Le père de la victime du viol de 2012 déplora lui-même l’amère vérité des comportements envers les femmes en Inde dans une tribune poignante: “L’un des assassins de ma fille pense qu’elle a demandé à être violée […] Beaucoup d’hommes, de bonne famille et avec de beaux diplômes, ont l’air de penser pareil. Comment nos filles peuvent étudier et travailler en toute liberté dans une société qui a de telles idées?”
On ne peut aisément s’improviser défenseur de la cause des femmes. Il y a quelques années, les affiches d’un candidat à des élections locales interpellaient les électeurs de New Delhi avec une question: Pourquoi les femmes ne se sentent pas en sécurité sur les routes de Delhi? Plus bas sur l’affiche, figurait la solution en gros caractères: La réponse, c’est nous! Le slogan fut amplement moqué, donnant l’impression que le candidat et ses suppléants avouaient être une bande de maniaques rôdant sur les routes à la recherche de femmes isolées.
En France aussi, on a constaté quelques maladresses confondantes avec #Balancetonporc. Ce fut le cas de Laurent Bouvet, professeur d’université et ambianceur Twitter, qui invita à détourner les projecteurs des femmes victimes d’agressions sexuelles, pour mettre en valeur les gentlemen à la conduite irréprochable: “Et un hashtag #balancetonmecsupercool pour mettre en valeur les hommes qui ne se conduisent pas comme des porcs?” Alors que s’ouvraient les vannes de la parole féminine, cette invitation à ne considérer que des hommes, qui plus est pour les féliciter, couvrit de ridicule son auteur. Quelques semaines plus tard, Bouvet rattrapa son faux pas: il retweeta le message de Henda Ayari, qui accuse le prédicateur Tariq Ramadan de l’avoir violée, au sujet de #BalanceTonPorc: “sans cette campagne contre le harcèlement sexuel je n’aurai jamais pu trouver la force de parler”. Avait-il changé d’avis? La raison du retweet est plus probablement à chercher dans l’identité de l’agresseur présumé. Une récupération politique à peine déguisée, qui trahit une incompréhension complète d’une campagne visant à montrer que les violences peuvent atteindre toutes les femmes, quel que soit leur milieu socio-culturel.
Ici comme en Inde, le sujet des violences sexuelles est pris en otage dans des polémiques identitaires. Les journalistes défendant les droits des femmes sont l’objet d’attaques virulentes sur les réseaux sociaux. C’est le cas de Neha Dixit, connue pour ses enquêtes sur des viols collectifs et des trafics de femmes. “Les trolls diffusent des photos de mes enfants sur internet. Ils m’envoient des clichés de leurs parties génitales.
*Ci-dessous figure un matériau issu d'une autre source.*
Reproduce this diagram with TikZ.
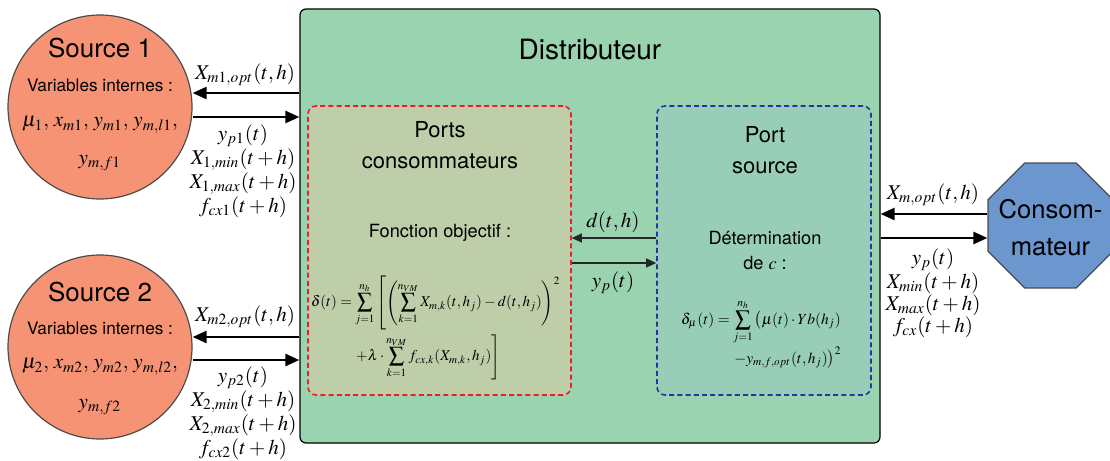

Je reçois tous les jours des menaces de viol, c’est devenu une routine.” Le procédé fait penser au harcèlement dont fut récemment victime la journaliste Nadia Daam, après avoir soutenu une initiative contre le harcèlement de rue.
Les trolls reprochent à la presse de monter en épingle les sujets sur les violences sexuelles afin de nourrir un agenda secret: détruire la société hindoue, en vilipendant le mâle indien. De telles hypothèses semblent tirées par les cheveux; on a pourtant bien en France offert le micro à un Finkielkraut affirmant que “l’un des objectifs de la campagne #Balancetonporc était de noyer le poisson de l’islam”. Ici et ailleurs, le déni de réalité a encore de beaux jours devant lui.